Angel Gurria, OECD secretary-general, speaking at the recent conference on the fight against international tax evasion and avoidance, said there had been a number of significant breakthroughs since 2000 when the organisation launched its project to increase the exchange of information on tax matters.

'"A total of 27 tax information exchange agreements has been signed since 2000 and around 40 more are under negotiation. Most of the progress has been with just six offshore financial centres that are actively negotiating agreements."

World Bank hails pro-business Mauritius reforms.

The lastest "Doing Business in Small Island Developing States" World Bank report praises the tiny, isolated Indian Ocean nation Mauritius for its improved business environment. Among the report's universe of jurisdictions, Mauritius is #2 after Singapore in the overall ranking for ease of doing business. And it is in the top 25 globally. Impressive.

Mauritius has jumped into the top 25 of countries where it is easiest to do business and now comes second only to Singapore in the "Small Island Developing States" category, the World Bank said ...

The Indian Ocean island has undertaken a raft of reforms since Prime Minister Navin Ramgoolam took office in 2005, slashing red tape to make it easier for local entrepreneurs and foreign investors alike to set up and run businesses.

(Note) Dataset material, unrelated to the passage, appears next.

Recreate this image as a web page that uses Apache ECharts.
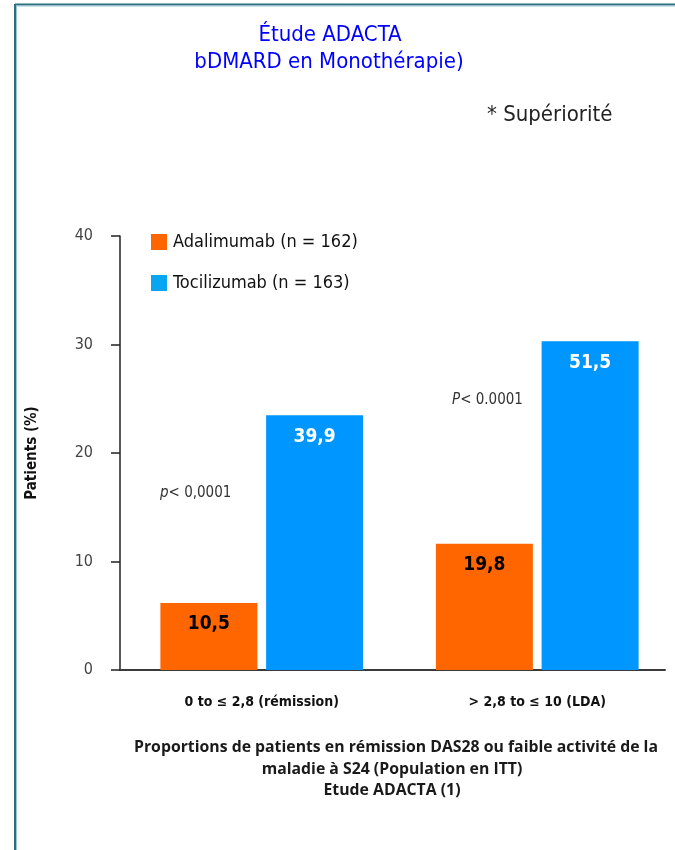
<!DOCTYPE html>
<html>
<head>
<meta charset="utf-8">
<script src="https://cdn.jsdelivr.net/npm/echarts@6/dist/echarts.min.js"></script>
<style>
  html, body { margin: 0; padding: 0; background: #ffffff; }
  #chart { width: 675px; height: 850px; }
</style>
</head>
<body>
<div id="chart"></div>
<script>
// Catégories DAS28 et proportions de patients (%)
const categories = ['0 to ≤ 2,8 (rémission)', '> 2,8 to ≤ 10 (LDA)'];
const seriesNames = ['Adalimumab (n = 162)', 'Tocilizumab (n = 163)'];
const adalimumab = [10.5, 19.8];
const tocilizumab = [39.9, 51.5];
const yTicks = [0, 10, 20, 30, 40];
const pValues = ['p', '< 0,0001', 'P', '< 0.0001'];
const titleLines = ['Étude ADACTA', 'bDMARD en Monothérapie)'];
const captionLines = [
  'Proportions de patients en rémission DAS28 ou faible activité de la',
  'maladie à S24 (Population en ITT)',
  'Etude ADACTA (1)'
];

const COND = "'Liberation Sans Narrow', 'DejaVu Sans Condensed', 'Roboto', sans-serif";
const CAPTION_FONT = "bold 15.8px 'Open Sans', Lato, sans-serif";
const ORANGE = '#ff6600';
const BLUE = '#0096ff';

const fmt = v => v.toFixed(1).replace('.', ',');

const chart = echarts.init(document.getElementById('chart'), null, { renderer: 'canvas' });

const option = {
  backgroundColor: '#ffffff',
  animation: false,
  legend: {
    orient: 'vertical',
    left: 146,
    top: 228,
    itemWidth: 16,
    itemHeight: 16,
    itemGap: 23,
    icon: 'rect',
    textStyle: { fontFamily: COND, fontSize: 18, color: '#111', padding: [0, 0, 0, 1] },
    data: [
      { name: seriesNames[0], itemStyle: { color: ORANGE } },
      { name: seriesNames[1], itemStyle: { color: '#08a6f2' } }
    ]
  },
  grid: [
    { left: 120, right: 10, top: 236, bottom: 180 },
    { left: 124, right: -4, top: 236, bottom: 180 }
  ],
  xAxis: [
    {
      type: 'category', gridIndex: 0, data: categories,
      axisLine: { show: true, lineStyle: { color: '#3a3a3a', width: 2 } },
      axisTick: { show: false }, axisLabel: { show: false }, splitLine: { show: false }
    },
    {
      type: 'category', gridIndex: 1, data: categories,
      axisLine: { show: false }, axisTick: { show: false },
      axisLabel: { fontFamily: COND, fontSize: 14, fontWeight: 'bold', color: '#111', margin: 25 }
    }
  ],
  yAxis: [
    {
      type: 'value', gridIndex: 0, min: yTicks[0], max: yTicks[yTicks.length - 1], interval: 10,
      name: 'Patients (%)', nameLocation: 'middle', nameGap: 80, nameRotate: 90,
      nameTextStyle: { fontFamily: COND, fontSize: 15, fontWeight: 'bold', color: '#111' },
      axisLine: { show: true, lineStyle: { color: '#222', width: 1.5 } },
      axisTick: { show: true, length: 9, lineStyle: { color: '#222', width: 1.5 } },
      axisLabel: { fontFamily: COND, fontSize: 16, color: '#444', margin: 27 },
      splitLine: { show: false }
    },
    {
      type: 'value', gridIndex: 1, min: 0, max: 68, show: false,
      splitLine: { show: false }
    }
  ],
  series: [
    {
      name: seriesNames[0], type: 'bar', xAxisIndex: 1, yAxisIndex: 1,
      data: adalimumab, barWidth: 97, barGap: '9%',
      itemStyle: { color: ORANGE },
      label: {
        show: true, position: 'insideTop', distance: 12,
        formatter: p => fmt(p.value),
        fontFamily: COND, fontSize: 19, fontWeight: 'bold', color: '#000'
      }
    },
    {
      name: seriesNames[1], type: 'bar', xAxisIndex: 1, yAxisIndex: 1,
      data: tocilizumab, barWidth: 97, barGap: '9%',
      itemStyle: { color: BLUE },
      label: {
        show: true, position: 'insideTop', distance: 12,
        formatter: p => fmt(p.value),
        fontFamily: COND, fontSize: 19, fontWeight: 'bold', color: '#fff'
      }
    }
  ],
  graphic: [
    // cadre
    { type: 'line', shape: { x1: 15, y1: 4.5, x2: 675, y2: 4.5 }, style: { stroke: '#2d6f80', lineWidth: 2 } },
    { type: 'line', shape: { x1: 15, y1: 4, x2: 15, y2: 850 }, style: { stroke: '#2d6f80', lineWidth: 2 } },
    { type: 'line', shape: { x1: 16.5, y1: 6, x2: 675, y2: 6 }, style: { stroke: '#9cc6d0', lineWidth: 1 } },
    { type: 'line', shape: { x1: 16.5, y1: 6, x2: 16.5, y2: 850 }, style: { stroke: '#9cc6d0', lineWidth: 1 } },
    // titre
    {
      type: 'text', x: 330, y: 35,
      style: { text: titleLines[0], fill: '#0000ff', font: "22px " + COND, textAlign: 'center', textVerticalAlign: 'middle' }
    },
    {
      type: 'text', x: 329, y: 62,
      style: { text: titleLines[1], fill: '#0000ff', font: "22px " + COND, textAlign: 'center', textVerticalAlign: 'middle' }
    },
    {
      type: 'text', x: 487, y: 115,
      style: { text: '* Supériorité', fill: '#222', font: "22px " + COND, textAlign: 'left', textVerticalAlign: 'middle' }
    },
    // valeurs p
    {
      type: 'text', x: 160, y: 493,
      style: {
        text: '{i|' + pValues[0] + '}{n|' + pValues[1] + '}',
        textVerticalAlign: 'middle',
        rich: {
          i: { fontFamily: COND, fontSize: 15, fontStyle: 'italic', fill: '#333' },
          n: { fontFamily: COND, fontSize: 15, fill: '#333' }
        }
      }
    },
    {
      type: 'text', x: 452, y: 400,
      style: {
        text: '{i|' + pValues[2] + '}{n|' + pValues[3] + '}',
        textVerticalAlign: 'middle',
        rich: {
          i: { fontFamily: COND, fontSize: 15, fontStyle: 'italic', fill: '#333' },
          n: { fontFamily: COND, fontSize: 15, fill: '#333' }
        }
      }
    },
    // légende du graphique
    {
      type: 'text', x: 396, y: 747,
      style: { text: captionLines[0], fill: '#1a1a1a', font: CAPTION_FONT, textAlign: 'center', textVerticalAlign: 'middle' }
    },
    {
      type: 'text', x: 392, y: 769,
      style: { text: captionLines[1], fill: '#1a1a1a', font: CAPTION_FONT, textAlign: 'center', textVerticalAlign: 'middle' }
    },
    {
      type: 'text', x: 392, y: 790,
      style: { text: captionLines[2], fill: '#1a1a1a', font: CAPTION_FONT, textAlign: 'center', textVerticalAlign: 'middle' }
    }
  ]
};

chart.setOption(option);
</script>
</body>
</html>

"Mauritius, the country with (sub-Saharan Africa's) most favorable business regulations, continues to reform and this year joins the top 25 globally," the bank said in the report, "Doing Business in Small Island Developing States." The study, which called itself "a cholesterol test for the regulatory environment," measures factors ranging from the ease of getting credit to paying taxes or closing a business.

Mauritius scored highest, and was ranked 7th globally, in "starting a business", which it said needed only five steps that took six days and cost 5% of income per capita. But it fared less well on the "enforcing contracts" index, which the World Bank report said took an average of more than two years to pass through the courts. In last year's survey, Mauritius was ranked 27th overall.

With a population of just 1.3 million people, an economy based heavily on sugar and textiles and huge distances between itself and its major markets, Mauritius has defied sceptics and prospered under preferential post-independence trade deals.

But with those deals ending and stiff competition from China and India in textiles, it has looked to diversify towards tourism and banking, opening up to foreign expertise and cash. The government has ushered in dozens of reforms over the last two years, including easing access to trade licences and property, facilitating foreign investment and establishing a single tier for corporate and income tax. ...

The government expects Mauritius' economy to grow 5.4% this year as the global financial crisis weighs heavily on the tourism and service sectors.